[Records with drawing code]
## begin
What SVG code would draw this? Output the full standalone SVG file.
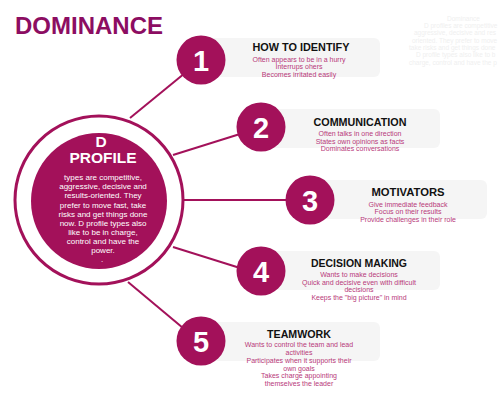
<svg xmlns="http://www.w3.org/2000/svg" width="500" height="400" viewBox="0 0 500 400">
<defs>
<style>
.ttl{font-family:"Liberation Sans",Arial,sans-serif;font-weight:bold;font-size:10px;fill:#111;text-anchor:middle}
.body{font-family:"Liberation Sans",Arial,sans-serif;font-size:7px;fill:#B8397A;text-anchor:middle}
.box{fill:#F5F5F5}
.num{fill:#A3115A}
.digit{font-family:"Liberation Sans",Arial,sans-serif;font-weight:bold;font-size:29px;fill:#fff;text-anchor:middle}
.conn{stroke:#A3115A;stroke-width:2;fill:none}
.ctext{font-family:"Liberation Sans",Arial,sans-serif;font-size:8px;fill:#fff;text-anchor:middle}
.chead{font-family:"Liberation Sans",Arial,sans-serif;font-weight:bold;font-size:15.5px;fill:#fff;text-anchor:middle}
.faint{font-family:"Liberation Sans",Arial,sans-serif;font-size:6.5px;fill:#EFEFEF}
</style>
</defs>
<rect width="500" height="400" fill="#fff"/>
<text x="15" y="34" font-family="'Liberation Sans',Arial,sans-serif" font-weight="bold" font-size="23" fill="#8C0D62" textLength="148" lengthAdjust="spacingAndGlyphs">DOMINANCE</text>
<g id="faint-note">
<text class="faint" x="447" y="21">Dominance</text>
<text class="faint" x="424" y="28">D profiles are competitive</text>
<text class="faint" x="414" y="35">aggressive, decisive and res</text>
<text class="faint" x="412" y="43">oriented. They prefer to move</text>
<text class="faint" x="409" y="50">take risks and get things done</text>
<text class="faint" x="416" y="57">D profile types also like to b</text>
<text class="faint" x="409" y="65">charge, control and have the p</text>
</g>
<g id="connectors">
<line class="conn" x1="130" y1="118" x2="185" y2="73"/>
<line class="conn" x1="173" y1="155" x2="240" y2="134"/>
<line class="conn" x1="183" y1="200" x2="288" y2="200"/>
<line class="conn" x1="173" y1="247" x2="240" y2="268"/>
<line class="conn" x1="128" y1="282" x2="183" y2="328"/>
</g>
<g id="center">
<circle cx="99" cy="200" r="84" fill="#fff" stroke="#A3115A" stroke-width="3"/>
<circle cx="99" cy="201" r="68" fill="#A3115A"/>
<text class="chead" x="101" y="147">D</text>
<text class="chead" x="103" y="163">PROFILE</text>
<text class="ctext" x="103" y="180">types are competitive,</text>
<text class="ctext" x="103" y="189">aggressive, decisive and</text>
<text class="ctext" x="103" y="198">results-oriented. They</text>
<text class="ctext" x="103" y="208">prefer to move fast, take</text>
<text class="ctext" x="103" y="217">risks and get things done</text>
<text class="ctext" x="103" y="226">now. D profile types also</text>
<text class="ctext" x="103" y="235">like to be in charge,</text>
<text class="ctext" x="103" y="244">control and have the</text>
<text class="ctext" x="103" y="253">power.</text>
<text class="ctext" x="102" y="262">.</text>
</g>
<g id="node1">
<rect class="box" x="201" y="38" width="179" height="39" rx="6"/>
<circle class="num" cx="201" cy="60" r="24.5"/>
<text class="digit" x="201" y="70.5">1</text>
<text class="ttl" x="301" y="50.5" textLength="97" lengthAdjust="spacingAndGlyphs">HOW TO IDENTIFY</text>
<text class="body" x="299" y="62">Often appears to be in a hurry</text>
<text class="body" x="299" y="69">Interrups ohers</text>
<text class="body" x="299" y="76.5">Becomes irritated easily</text>
</g>
<g id="node2">
<rect class="box" x="261" y="109" width="179" height="39" rx="6"/>
<circle class="num" cx="261" cy="127" r="24.5"/>
<text class="digit" x="261" y="137.5">2</text>
<text class="ttl" x="360" y="126" textLength="93" lengthAdjust="spacingAndGlyphs">COMMUNICATION</text>
<text class="body" x="360" y="135.5">Often talks in one direction</text>
<text class="body" x="360" y="143.5">States own opinions as facts</text>
<text class="body" x="360" y="151">Dominates conversations</text>
</g>
<g id="node3">
<rect class="box" x="310" y="180" width="177" height="39" rx="6"/>
<circle class="num" cx="310" cy="200" r="24.5"/>
<text class="digit" x="310" y="210.5">3</text>
<text class="ttl" x="408" y="196" textLength="73" lengthAdjust="spacingAndGlyphs">MOTIVATORS</text>
<text class="body" x="408" y="206.5">Give immediate feedback</text>
<text class="body" x="408" y="214">Focus on their results</text>
<text class="body" x="408" y="221.5">Provide challenges in their role</text>
</g>
<g id="node4">
<rect class="box" x="261" y="251" width="179" height="39" rx="6"/>
<circle class="num" cx="261" cy="271" r="24.5"/>
<text class="digit" x="261" y="281.5">4</text>
<text class="ttl" x="359" y="266.5" textLength="96" lengthAdjust="spacingAndGlyphs">DECISION MAKING</text>
<text class="body" x="359" y="276.5">Wants to make decisions</text>
<text class="body" x="359" y="284.5">Quick and decisive even with difficult</text>
<text class="body" x="359" y="292">decisions</text>
<text class="body" x="359" y="300">Keeps the "big picture" in mind</text>
</g>
<g id="node5">
<rect class="box" x="201" y="322" width="179" height="39" rx="6"/>
<circle class="num" cx="201" cy="341" r="24.5"/>
<text class="digit" x="201" y="351.5">5</text>
<text class="ttl" x="299" y="338" textLength="64" lengthAdjust="spacingAndGlyphs">TEAMWORK</text>
<text class="body" x="299" y="347">Wants to control the team and lead</text>
<text class="body" x="299" y="355">activities</text>
<text class="body" x="299" y="363">Participates when it supports their</text>
<text class="body" x="299" y="370.5">own goals</text>
<text class="body" x="299" y="378">Takes charge appointing</text>
<text class="body" x="299" y="385.5">themselves the leader</text>
</g>
</svg>
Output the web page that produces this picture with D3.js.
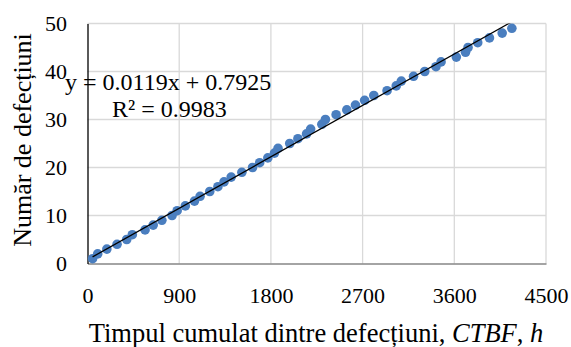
## end
• **To do**: Output the material word for word, omitting its pictures.

• **Solution to this problem**:
What SVG code would draw this? Output the full standalone SVG file.
<svg xmlns="http://www.w3.org/2000/svg" width="500" height="400" viewBox="0 0 500 400">
<defs>
<style>
.ttl{font-family:"Liberation Sans",Arial,sans-serif;font-weight:bold;font-size:10px;fill:#111;text-anchor:middle}
.body{font-family:"Liberation Sans",Arial,sans-serif;font-size:7px;fill:#B8397A;text-anchor:middle}
.box{fill:#F5F5F5}
.num{fill:#A3115A}
.digit{font-family:"Liberation Sans",Arial,sans-serif;font-weight:bold;font-size:29px;fill:#fff;text-anchor:middle}
.conn{stroke:#A3115A;stroke-width:2;fill:none}
.ctext{font-family:"Liberation Sans",Arial,sans-serif;font-size:8px;fill:#fff;text-anchor:middle}
.chead{font-family:"Liberation Sans",Arial,sans-serif;font-weight:bold;font-size:15.5px;fill:#fff;text-anchor:middle}
.faint{font-family:"Liberation Sans",Arial,sans-serif;font-size:6.5px;fill:#EFEFEF}
</style>
</defs>
<rect width="500" height="400" fill="#fff"/>
<text x="15" y="34" font-family="'Liberation Sans',Arial,sans-serif" font-weight="bold" font-size="23" fill="#8C0D62" textLength="148" lengthAdjust="spacingAndGlyphs">DOMINANCE</text>
<g id="faint-note">
<text class="faint" x="447" y="21">Dominance</text>
<text class="faint" x="424" y="28">D profiles are competitive</text>
<text class="faint" x="414" y="35">aggressive, decisive and res</text>
<text class="faint" x="412" y="43">oriented. They prefer to move</text>
<text class="faint" x="409" y="50">take risks and get things done</text>
<text class="faint" x="416" y="57">D profile types also like to b</text>
<text class="faint" x="409" y="65">charge, control and have the p</text>
</g>
<g id="connectors">
<line class="conn" x1="130" y1="118" x2="185" y2="73"/>
<line class="conn" x1="173" y1="155" x2="240" y2="134"/>
<line class="conn" x1="183" y1="200" x2="288" y2="200"/>
<line class="conn" x1="173" y1="247" x2="240" y2="268"/>
<line class="conn" x1="128" y1="282" x2="183" y2="328"/>
</g>
<g id="center">
<circle cx="99" cy="200" r="84" fill="#fff" stroke="#A3115A" stroke-width="3"/>
<circle cx="99" cy="201" r="68" fill="#A3115A"/>
<text class="chead" x="101" y="147">D</text>
<text class="chead" x="103" y="163">PROFILE</text>
<text class="ctext" x="103" y="180">types are competitive,</text>
<text class="ctext" x="103" y="189">aggressive, decisive and</text>
<text class="ctext" x="103" y="198">results-oriented. They</text>
<text class="ctext" x="103" y="208">prefer to move fast, take</text>
<text class="ctext" x="103" y="217">risks and get things done</text>
<text class="ctext" x="103" y="226">now. D profile types also</text>
<text class="ctext" x="103" y="235">like to be in charge,</text>
<text class="ctext" x="103" y="244">control and have the</text>
<text class="ctext" x="103" y="253">power.</text>
<text class="ctext" x="102" y="262">.</text>
</g>
<g id="node1">
<rect class="box" x="201" y="38" width="179" height="39" rx="6"/>
<circle class="num" cx="201" cy="60" r="24.5"/>
<text class="digit" x="201" y="70.5">1</text>
<text class="ttl" x="301" y="50.5" textLength="97" lengthAdjust="spacingAndGlyphs">HOW TO IDENTIFY</text>
<text class="body" x="299" y="62">Often appears to be in a hurry</text>
<text class="body" x="299" y="69">Interrups ohers</text>
<text class="body" x="299" y="76.5">Becomes irritated easily</text>
</g>
<g id="node2">
<rect class="box" x="261" y="109" width="179" height="39" rx="6"/>
<circle class="num" cx="261" cy="127" r="24.5"/>
<text class="digit" x="261" y="137.5">2</text>
<text class="ttl" x="360" y="126" textLength="93" lengthAdjust="spacingAndGlyphs">COMMUNICATION</text>
<text class="body" x="360" y="135.5">Often talks in one direction</text>
<text class="body" x="360" y="143.5">States own opinions as facts</text>
<text class="body" x="360" y="151">Dominates conversations</text>
</g>
<g id="node3">
<rect class="box" x="310" y="180" width="177" height="39" rx="6"/>
<circle class="num" cx="310" cy="200" r="24.5"/>
<text class="digit" x="310" y="210.5">3</text>
<text class="ttl" x="408" y="196" textLength="73" lengthAdjust="spacingAndGlyphs">MOTIVATORS</text>
<text class="body" x="408" y="206.5">Give immediate feedback</text>
<text class="body" x="408" y="214">Focus on their results</text>
<text class="body" x="408" y="221.5">Provide challenges in their role</text>
</g>
<g id="node4">
<rect class="box" x="261" y="251" width="179" height="39" rx="6"/>
<circle class="num" cx="261" cy="271" r="24.5"/>
<text class="digit" x="261" y="281.5">4</text>
<text class="ttl" x="359" y="266.5" textLength="96" lengthAdjust="spacingAndGlyphs">DECISION MAKING</text>
<text class="body" x="359" y="276.5">Wants to make decisions</text>
<text class="body" x="359" y="284.5">Quick and decisive even with difficult</text>
<text class="body" x="359" y="292">decisions</text>
<text class="body" x="359" y="300">Keeps the "big picture" in mind</text>
</g>
<g id="node5">
<rect class="box" x="201" y="322" width="179" height="39" rx="6"/>
<circle class="num" cx="201" cy="341" r="24.5"/>
<text class="digit" x="201" y="351.5">5</text>
<text class="ttl" x="299" y="338" textLength="64" lengthAdjust="spacingAndGlyphs">TEAMWORK</text>
<text class="body" x="299" y="347">Wants to control the team and lead</text>
<text class="body" x="299" y="355">activities</text>
<text class="body" x="299" y="363">Participates when it supports their</text>
<text class="body" x="299" y="370.5">own goals</text>
<text class="body" x="299" y="378">Takes charge appointing</text>
<text class="body" x="299" y="385.5">themselves the leader</text>
</g>
</svg>
Output the web page that produces this picture with D3.js.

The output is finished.